**Given instruction:** Quote every line of the data below as it stands, omitting pictures.

**Data extract:**
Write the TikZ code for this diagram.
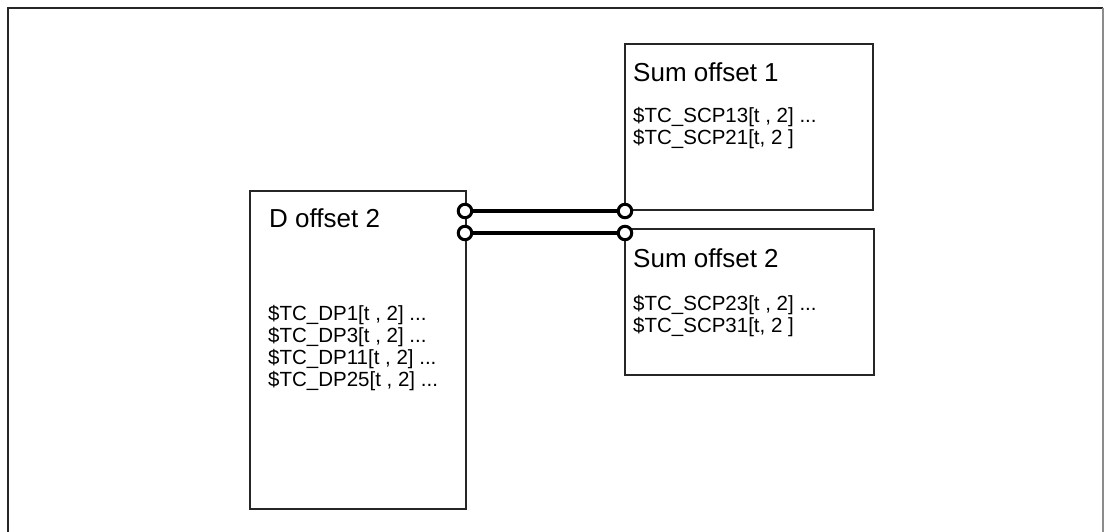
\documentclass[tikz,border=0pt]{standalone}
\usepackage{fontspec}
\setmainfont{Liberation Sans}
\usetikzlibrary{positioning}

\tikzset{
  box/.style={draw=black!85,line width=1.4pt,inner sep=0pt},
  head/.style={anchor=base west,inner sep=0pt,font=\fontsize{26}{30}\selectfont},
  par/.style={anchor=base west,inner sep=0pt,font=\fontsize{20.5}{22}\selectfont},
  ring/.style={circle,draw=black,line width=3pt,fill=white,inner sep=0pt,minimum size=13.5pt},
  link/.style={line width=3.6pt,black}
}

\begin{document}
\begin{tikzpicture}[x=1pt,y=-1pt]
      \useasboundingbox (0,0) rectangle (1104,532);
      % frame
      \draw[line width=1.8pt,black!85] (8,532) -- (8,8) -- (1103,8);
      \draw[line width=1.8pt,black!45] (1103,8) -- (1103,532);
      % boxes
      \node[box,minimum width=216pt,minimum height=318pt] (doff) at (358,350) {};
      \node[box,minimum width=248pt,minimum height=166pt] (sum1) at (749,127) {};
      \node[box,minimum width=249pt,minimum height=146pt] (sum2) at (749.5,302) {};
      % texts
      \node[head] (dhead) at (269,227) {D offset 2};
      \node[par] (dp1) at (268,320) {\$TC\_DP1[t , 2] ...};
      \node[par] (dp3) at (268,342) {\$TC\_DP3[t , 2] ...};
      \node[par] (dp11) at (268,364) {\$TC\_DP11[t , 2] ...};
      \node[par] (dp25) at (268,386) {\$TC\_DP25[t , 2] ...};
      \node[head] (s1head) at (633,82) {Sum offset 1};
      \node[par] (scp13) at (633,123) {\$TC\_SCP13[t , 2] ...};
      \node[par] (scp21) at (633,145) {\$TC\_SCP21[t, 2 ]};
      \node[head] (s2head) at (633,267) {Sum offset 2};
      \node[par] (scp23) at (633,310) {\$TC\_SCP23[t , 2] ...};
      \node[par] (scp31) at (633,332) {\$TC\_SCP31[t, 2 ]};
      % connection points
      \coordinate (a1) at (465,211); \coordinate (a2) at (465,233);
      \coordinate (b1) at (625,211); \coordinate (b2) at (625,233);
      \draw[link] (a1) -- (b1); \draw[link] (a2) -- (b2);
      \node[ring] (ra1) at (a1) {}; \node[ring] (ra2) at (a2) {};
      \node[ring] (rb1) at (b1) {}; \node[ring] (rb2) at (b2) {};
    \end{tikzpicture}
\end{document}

**Solution:**
Write the TikZ code for this diagram.
\documentclass[tikz,border=0pt]{standalone}
\usepackage{fontspec}
\setmainfont{Liberation Sans}
\usetikzlibrary{positioning}

\tikzset{
  box/.style={draw=black!85,line width=1.4pt,inner sep=0pt},
  head/.style={anchor=base west,inner sep=0pt,font=\fontsize{26}{30}\selectfont},
  par/.style={anchor=base west,inner sep=0pt,font=\fontsize{20.5}{22}\selectfont},
  ring/.style={circle,draw=black,line width=3pt,fill=white,inner sep=0pt,minimum size=13.5pt},
  link/.style={line width=3.6pt,black}
}

\begin{document}
\begin{tikzpicture}[x=1pt,y=-1pt]
      \useasboundingbox (0,0) rectangle (1104,532);
      % frame
      \draw[line width=1.8pt,black!85] (8,532) -- (8,8) -- (1103,8);
      \draw[line width=1.8pt,black!45] (1103,8) -- (1103,532);
      % boxes
      \node[box,minimum width=216pt,minimum height=318pt] (doff) at (358,350) {};
      \node[box,minimum width=248pt,minimum height=166pt] (sum1) at (749,127) {};
      \node[box,minimum width=249pt,minimum height=146pt] (sum2) at (749.5,302) {};
      % texts
      \node[head] (dhead) at (269,227) {D offset 2};
      \node[par] (dp1) at (268,320) {\$TC\_DP1[t , 2] ...};
      \node[par] (dp3) at (268,342) {\$TC\_DP3[t , 2] ...};
      \node[par] (dp11) at (268,364) {\$TC\_DP11[t , 2] ...};
      \node[par] (dp25) at (268,386) {\$TC\_DP25[t , 2] ...};
      \node[head] (s1head) at (633,82) {Sum offset 1};
      \node[par] (scp13) at (633,123) {\$TC\_SCP13[t , 2] ...};
      \node[par] (scp21) at (633,145) {\$TC\_SCP21[t, 2 ]};
      \node[head] (s2head) at (633,267) {Sum offset 2};
      \node[par] (scp23) at (633,310) {\$TC\_SCP23[t , 2] ...};
      \node[par] (scp31) at (633,332) {\$TC\_SCP31[t, 2 ]};
      % connection points
      \coordinate (a1) at (465,211); \coordinate (a2) at (465,233);
      \coordinate (b1) at (625,211); \coordinate (b2) at (625,233);
      \draw[link] (a1) -- (b1); \draw[link] (a2) -- (b2);
      \node[ring] (ra1) at (a1) {}; \node[ring] (ra2) at (a2) {};
      \node[ring] (rb1) at (b1) {}; \node[ring] (rb2) at (b2) {};
    \end{tikzpicture}
\end{document}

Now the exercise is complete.